Even at the age of 39, and more than a decade on from his starring role in England’s last Ashes victory in Australia, in 2010-11, Anderson remains the leader of England’s Test attack – and all the more central to their hopes of success now that England have had to veer away from their original plan of hitting Australia with pace, with the injured Jofra Archer and Ben Stokes to the fore, and revert instead to a more forensic approach from their seam attack.
“We’ve got to start well. The Gabba in particular is huge for us,” Anderson said of the series opener in Brisbane on December 8. “If we can get one-up on a few batters early, then that can have a real snowball effect throughout the series.

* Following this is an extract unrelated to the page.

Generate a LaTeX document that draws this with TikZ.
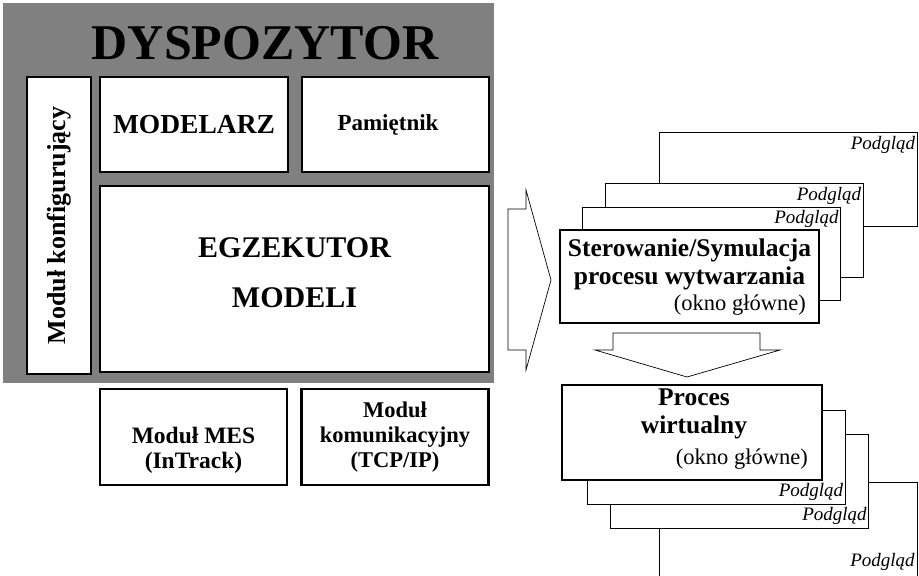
\documentclass[tikz,border=0pt]{standalone}
\usepackage{fontspec}
\setmainfont{Liberation Serif}

\begin{document}
\begin{tikzpicture}[x=1pt,y=-1pt,line join=miter,
    modbox/.style={draw,line width=2.4pt,fill=white,inner sep=0pt,align=center},
    win/.style={draw,line width=0.7pt,fill=white,minimum width=258pt,minimum height=94pt,inner sep=0pt},
    mainwin/.style={win,line width=2.4pt},
    podgl/.style={font=\itshape\fontsize{19}{19}\selectfont,inner sep=0pt},
    btxt/.style={font=\bfseries\fontsize{25.5}{28}\selectfont,align=center,inner sep=0pt},
    rtxt/.style={font=\fontsize{22.5}{22.5}\selectfont,inner sep=0pt},
    blockarrow/.style={draw,line width=0.7pt,fill=white}]
\useasboundingbox (0,0) rectangle (919,576);

% dyspozytor
\node[fill=black!50,minimum width=491pt,minimum height=380pt,inner sep=0pt] (disp) at (248.5,193) {};
\node[font=\bfseries\fontsize{50}{50}\selectfont,inner sep=0pt] (title) at (265,43) {DYSPOZYTOR};
\node[modbox,rotate=90,minimum width=297pt,minimum height=64pt,font=\bfseries\fontsize{26}{26}\selectfont] (konf) at (59,225.5) {Moduł konfigurujący};
\node[modbox,minimum width=188pt,minimum height=95pt,font=\bfseries\fontsize{27.5}{27.5}\selectfont] (modelarz) at (194,124.5) {MODELARZ};
\node[modbox,minimum width=187pt,minimum height=95pt] (pam) at (395.5,124.5) {};
\node[btxt,font=\bfseries\fontsize{23}{23}\selectfont] (pamtxt) at (388,124.5) {Pamiętnik};
\node[modbox,minimum width=389pt,minimum height=186pt] (egz) at (294.5,279) {};
\node[btxt,font=\bfseries\fontsize{30}{50}\selectfont] (egztxt) at (294.5,273) {EGZEKUTOR\\MODELI};

% moduly pod spodem
\node[modbox,minimum width=187pt,minimum height=96pt] (mes) at (193.5,437) {};
\node[btxt,font=\bfseries\fontsize{23.5}{25}\selectfont] (mestxt) at ([yshift=-13pt]mes.center) {Moduł MES\\(InTrack)};
\node[modbox,minimum width=187pt,minimum height=96pt,font=\bfseries\fontsize{22.5}{25}\selectfont] (kom) at (395,437) {Moduł\\komunikacyjny\\(TCP/IP)};

% strzalki
\draw[blockarrow] (508,209) -- (526,209) -- (526,190) -- (551,280) -- (526,370) -- (526,350) -- (508,350) -- cycle;
\draw[blockarrow] (613,333) -- (760,333) -- (760,350) -- (780,350) -- (687,377) -- (595,350) -- (613,350) -- cycle;

% okna sterowania
\node[win] (podC) at (788,179.5) {};
\node[podgl,anchor=north east] (podCl) at ([xshift=-2pt,yshift=-4pt]podC.north east) {Podgląd};
\node[win] (podB) at (734,230.5) {};
\node[podgl,anchor=north east] (podBl) at ([xshift=-2pt,yshift=-4pt]podB.north east) {Podgląd};
\node[win,minimum height=93pt] (podA) at (711.5,253.5) {};
\node[podgl,anchor=north east] (podAl) at ([xshift=-2pt,yshift=-3pt]podA.north east) {Podgląd};
\node[mainwin,minimum width=259pt,minimum height=93pt] (ster) at (689.5,276.5) {};
\node[btxt] (stertxt) at (689.5,264) {Sterowanie/Symulacja\\procesu wytwarzania};
\node[rtxt,anchor=east] (sterokno) at (806,305) {(okno główne)};

% okna procesu wirtualnego
\node[win] (podF) at (788.5,529) {};
\node[podgl,anchor=south east] (podFl) at ([xshift=-3pt,yshift=6pt]podF.south east) {Podgląd};
\node[win] (podE) at (739.5,481.5) {};
\node[podgl,anchor=south east] (podEl) at ([xshift=-2pt,yshift=4pt]podE.south east) {Podgląd};
\node[win] (podD) at (716,457.5) {};
\node[podgl,anchor=south east] (podDl) at ([xshift=-2pt,yshift=4pt]podD.south east) {Podgląd};
\node[mainwin,minimum width=260pt,minimum height=95pt] (proc) at (692,432.5) {};
\node[btxt] (proctxt) at (694,414) {Proces\\wirtualny};
\node[rtxt,anchor=east] (procokno) at (808,459) {(okno główne)};
\end{tikzpicture}
\end{document}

“Bowling in Australia is not necessarily more difficult, it’s just different,” he said. “In England the Dukes swings more often than not, and with the wickets we play on, you can get some seam movement as well. But you’re not going to get much swing with a Kookaburra, so it’s just about trying to hit good areas. You’ve just got to be relentless, and so accurate. And that’s where people do struggle.”
Since the last Ashes tour, in which he topped England’s averages with 17 wickets at 27.82, Anderson has amassed a further 109 at 22.88 in 32 Tests – 15 of which came at 24.66 against India this summer, including a first-innings five-for at Lord’s and figures of 6 for 3 in eight overs as India were bowled out for 78 on the first day at Headingley. However, Anderson claimed, it was his one-on-one battle with Kohli that gave him the most pleasure.
“This summer was probably my favourite contest with Virat,” Anderson said, after dismissing India’s captain twice at a total cost of 64 runs in the course of the four completed Tests. “We’ve had a few good battles over the years, both in England and India, but this year was certainly my favourite.
“I got him out a few times but also he got some runs as well, and we had a battle on the field where there was definitely a mutual respect there. It was in a really nice manner, if that makes sense. Obviously we were going at each other, but it was in a in a well-spirited way. So I really enjoyed that.”
Anderson is arguably bowling with more skill and control now than at any previous stage of a career that has already spanned 18 years, 166 Tests and 632 wickets. But while he puts his longevity down to a combination of a lithe body, a strong fitness ethic and an undying passion for the game, he goes into the Ashes with a degree of realism about the toll that the run of five Tests in six weeks is likely to take on his body.
“I will do exactly what I did in our summer,” he said. “Hopefully I’ll be playing all five, but I’d be happy with three or four.
“You manage it as you go through the series,” he added. “If any of the bowlers’ workload spikes – if we do a 50-55 overs in a Test match – you’ve got to look at the next one, and if it’s sensible to play because they come so thick and fast.
“We’ve got decent squad of bowlers, so we can rotate a little bit, as we have been for the last 18 months to two years. The likelihood of playing all five at my age, to be honest at any age in Australia, [is slim]. It does take a lot out of you, especially in the heat in some of the venues. So we just have to wait and see.”
Either way, he’s one of the England players with few qualms about taking part in the series, as the tour awaits its final rubber-stamping after weeks of negotiations over the quarantine conditions that the tourists and their families can expect to face.
“It’s been a long few weeks of discussions, but it’s great that we’re all getting on the plane and can’t wait to get going now,” Anderson said.
“My family won’t be coming out there,” he added. “I’ve got two kids at school, so any sort of quarantine just means that they can’t get the time to come over. But for those guys with younger families, and particularly those guys who play all formats, it’s a long time away from home.
“We’ve spent two years, pretty much, in bubbles and not seeing families, so to have another three months away from them, especially over Christmas and New Year, would have been tough.”
There’s been a fair bit of reaction to England’s stance ahead of the tour, from the likes of Sir Ian Botham on the home front and the Australian media Down Under. But Anderson has seen it all before, right from his very first England tour in 2002-03, and has plenty of advice for the less experienced members of the tour party.
“As with any Ashes series there’s always a lot of noise around it,” he said. “We’ve already seen that a little bit. There can be distractions from outside of the actual cricket, but what we do on the field, that’s where it matters. That’s where the series is going to be won and lost.
“So it’s about trying to get ourselves in the best possible mental space, and skills-wise getting ourselves in the best place, on December 8 at the Gabba, and improve on what we’ve done over our summer.”